Exercise task: Your task is to retype the lines from the opening of the material through the line that includes "const py = y". Do not copy the pictures.

--- start Data provided ---

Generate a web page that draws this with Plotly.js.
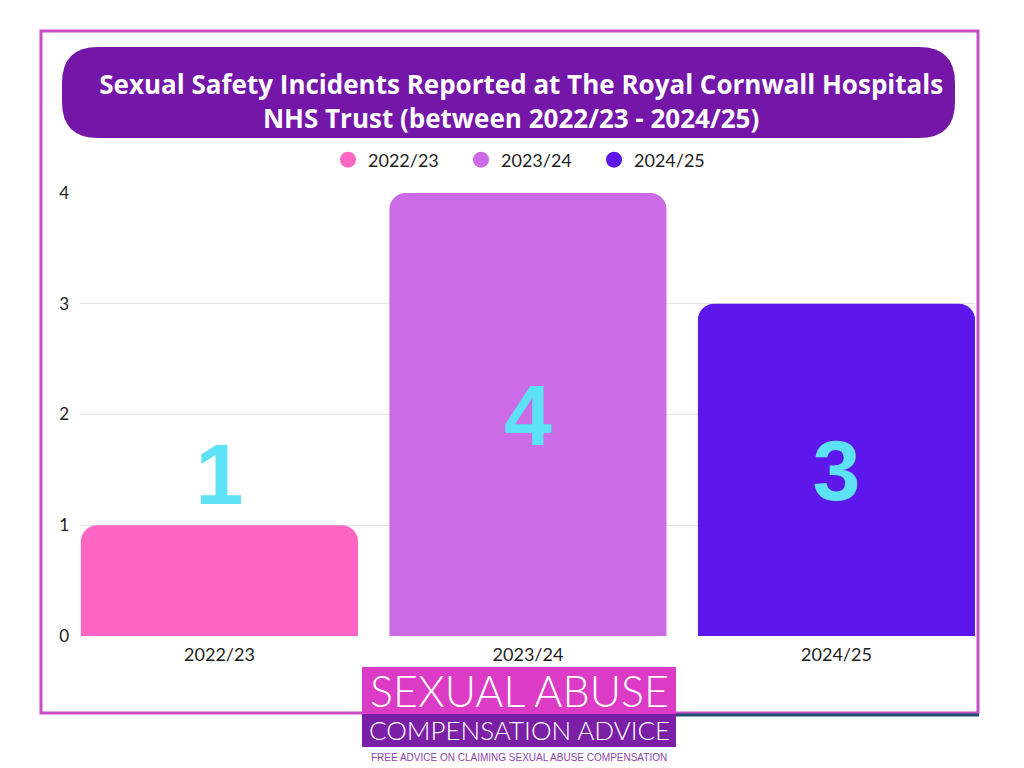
<!DOCTYPE html>
<html>
<head>
<meta charset="utf-8">
<script src="https://cdn.plot.ly/plotly-3.1.0.min.js"></script>
<style>
  html, body { margin: 0; padding: 0; background: #fff; }
  #chart { width: 1024px; height: 768px; }
</style>
</head>
<body>
<div id="chart"></div>
<script>
// chart data
const years = ['2022/23', '2023/24', '2024/25'];
const incidents = [1, 4, 3];
const barColors = ['#ff66c4', '#cb6ce6', '#5e17eb'];
const labelPositions = ['outside', 'inside', 'inside'];
const yTicks = [0, 1, 2, 3, 4];

// plot area in pixels, used to place the decorations
const plotLeft = 80, plotRight = 975, plotTop = 193, plotBottom = 636;
const px = x => (x - plotLeft) / (plotRight - plotLeft);
const py = y => (plotBottom - y) / (plotBottom - plotTop);

const bars = {
    type: 'bar',
    x: years,
    y: incidents,
    marker: { color: barColors, cornerradius: 16 },
    text: incidents.map(String),
    textposition: labelPositions,
    insidetextanchor: 'middle',
    constraintext: 'none',
    cliponaxis: false,
    textfont: { family: 'Liberation Sans, Arial, sans-serif', size: 86, weight: 700, color: '#5ce1f5' },
    showlegend: false,
    hoverinfo: 'none'
};

// legend-only traces so the legend gets round markers
const legendItems = years.map((yr, i) => ({
    type: 'scatter',
    mode: 'markers',
    x: [yr],
    y: [null],
    name: yr,
    marker: { color: barColors[i], size: 16, symbol: 'circle' },
    hoverinfo: 'none'
}));

function roundRect(x0, y0, x1, y1, r) {
    // rounded rectangle path in paper coords (pixel input)
    const X = px, Y = py;
    return `M ${X(x0 + r)} ${Y(y0)} L ${X(x1 - r)} ${Y(y0)} ` +
        `Q ${X(x1)} ${Y(y0)} ${X(x1)} ${Y(y0 + r)} L ${X(x1)} ${Y(y1 - r)} ` +
        `Q ${X(x1)} ${Y(y1)} ${X(x1 - r)} ${Y(y1)} L ${X(x0 + r)} ${Y(y1)} ` +
        `Q ${X(x0)} ${Y(y1)} ${X(x0)} ${Y(y1 - r)} L ${X(x0)} ${Y(y0 + r)} ` +
        `Q ${X(x0)} ${Y(y0)} ${X(x0 + r)} ${Y(y0)} Z`;
}

const shapes = [
    // outer frame
    { type: 'rect', xref: 'paper', yref: 'paper', layer: 'below',
      x0: px(41), x1: px(978), y0: py(713), y1: py(31),
      line: { color: '#c94fc8', width: 3 }, fillcolor: 'rgba(0,0,0,0)' },
    // title box
    { type: 'path', xref: 'paper', yref: 'paper', layer: 'above',
      path: roundRect(62, 47, 955, 138, 36),
      fillcolor: '#7417a9', line: { width: 0 } },
    // logo boxes
    { type: 'rect', xref: 'paper', yref: 'paper', layer: 'above',
      x0: px(362), x1: px(676), y0: py(714), y1: py(667),
      fillcolor: '#db3bc5', line: { width: 0 } },
    { type: 'rect', xref: 'paper', yref: 'paper', layer: 'above',
      x0: px(362), x1: px(676), y0: py(747), y1: py(714),
      fillcolor: '#7a1fa6', line: { width: 0 } },
    // dark line to the right of the logo
    { type: 'line', xref: 'paper', yref: 'paper', layer: 'above',
      x0: px(676), x1: px(979), y0: py(715), y1: py(715),
      line: { color: '#1d4f73', width: 3 } }
];

const annotations = [
    { xref: 'paper', yref: 'paper', x: px(519), y: py(690), xanchor: 'center', yanchor: 'middle',
      showarrow: false, text: 'SEXUAL ABUSE',
      font: { family: 'Lato, sans-serif', size: 43, weight: 300, color: '#ffffff' } },
    { xref: 'paper', yref: 'paper', x: px(519), y: py(730), xanchor: 'center', yanchor: 'middle',
      showarrow: false, text: 'COMPENSATION ADVICE',
      font: { family: 'Lato, sans-serif', size: 26, weight: 300, color: '#ffffff' } },
    { xref: 'paper', yref: 'paper', x: px(519), y: py(757), xanchor: 'center', yanchor: 'middle',
      showarrow: false, text: 'FREE ADVICE ON CLAIMING SEXUAL ABUSE COMPENSATION',
      font: { family: 'Liberation Sans Narrow, sans-serif', size: 10, color: '#8a45aa' } }
];

const layout = {
    width: 1024,
    height: 768,
    margin: { l: plotLeft, r: 1024 - plotRight, t: plotTop, b: 768 - plotBottom },
    paper_bgcolor: '#ffffff',
    plot_bgcolor: '#ffffff',
    title: {
        text: 'Sexual Safety Incidents Reported at The Royal Cornwall Hospitals<br>NHS Trust (between 2022/23 - 2024/25)&nbsp;&nbsp;&nbsp;',
        font: { family: 'Open Sans, sans-serif', size: 26, weight: 700, color: '#ffffff' },
        xref: 'container', x: 0.509, xanchor: 'center',
        yref: 'container', y: 1 - 94 / 768, yanchor: 'middle'
    },
    showlegend: true,
    legend: {
        orientation: 'h',
        x: 0.5, xanchor: 'center',
        y: py(160), yanchor: 'middle',
        font: { family: 'Lato, sans-serif', size: 18, color: '#222222' },
        entrywidth: 88, entrywidthmode: 'pixels',
        bgcolor: 'rgba(0,0,0,0)'
    },
    bargap: 0.102,
    xaxis: {
        type: 'category',
        range: [-0.452, 2.449],
        showgrid: false,
        zeroline: false,
        showline: false,
        ticks: '',
        ticklabelstandoff: 6,
        tickfont: { family: 'Lato, sans-serif', size: 18, color: '#222222' },
        fixedrange: true
    },
    yaxis: {
        range: [0, 4],
        tickvals: yTicks,
        showgrid: true,
        gridcolor: '#e4e4e4',
        gridwidth: 1,
        zeroline: false,
        showline: false,
        ticks: '',
        ticklabelstandoff: 10,
        tickfont: { family: 'Lato, sans-serif', size: 17, color: '#222222' },
        fixedrange: true
    },
    shapes: shapes,
    annotations: annotations,
    hovermode: false
};

Plotly.newPlot('chart', [bars, ...legendItems], layout, { displayModeBar: false, staticPlot: true });
</script>
</body>
</html>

--- end Data provided ---

Result below:
Generate a web page that draws this with Plotly.js.
<!DOCTYPE html>
<html>
<head>
<meta charset="utf-8">
<script src="https://cdn.plot.ly/plotly-3.1.0.min.js"></script>
<style>
  html, body { margin: 0; padding: 0; background: #fff; }
  #chart { width: 1024px; height: 768px; }
</style>
</head>
<body>
<div id="chart"></div>
<script>
// chart data
const years = ['2022/23', '2023/24', '2024/25'];
const incidents = [1, 4, 3];
const barColors = ['#ff66c4', '#cb6ce6', '#5e17eb'];
const labelPositions = ['outside', 'inside', 'inside'];
const yTicks = [0, 1, 2, 3, 4];

// plot area in pixels, used to place the decorations
const plotLeft = 80, plotRight = 975, plotTop = 193, plotBottom = 636;
const px = x => (x - plotLeft) / (plotRight - plotLeft);
const py = y => (plotBottom - y) / (plotBottom - plotTop);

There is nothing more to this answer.